When people compare a corn yield during a recent drought to how badly yields dropped during a drought decades ago, Lobell says they’re missing an important point. Current yields with average weather are much higher than they were decades ago.

“People will often point to how much better we did in recent droughts as compared to droughts 20 or 30 years ago. And they point to that as a reason that there’s really not that much to worry about with climate change because new technologies are so much better in these adverse conditions,” he says. But a decent drought year, compared to a historic drought, doesn’t mean farmers are better equipped to deal with climate change.

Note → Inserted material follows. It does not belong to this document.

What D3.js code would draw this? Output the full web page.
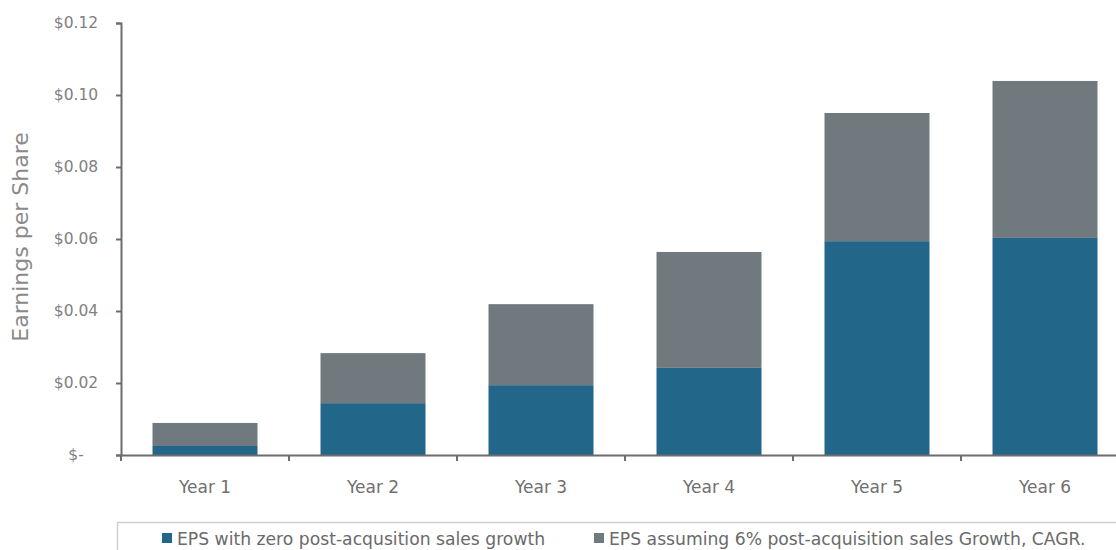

“The upshot here is, if you don’t appreciate that distinction, you can really underestimate how much harm droughts are doing.”

Lobell says there’s no real debate over the question of whether technological improvements are a good thing.

“The debate really is about whether this technology is reducing the need to worry about climate change,” he says.

And his answer is that unless climate change mitigation efforts, both on the farm and far from it, start to bring down the frequency and severity of drought, it may become impossible for technology to keep up.

Lobell and his colleagues primarily relied on satellite images of cornfields to develop their model, though they used other existing datasets to cross-check their estimates for accuracy. Historically, Lobell says county-level yield data has been available for researchers, but the process of requesting it from the U.S. Department of Agriculture has grown more onerous over the past five or six years.

“It’s something that I think could potentially be opened up, especially if the government is wanting to encourage a better understanding of how farmers are adapting and how they might better adapt to climate change.”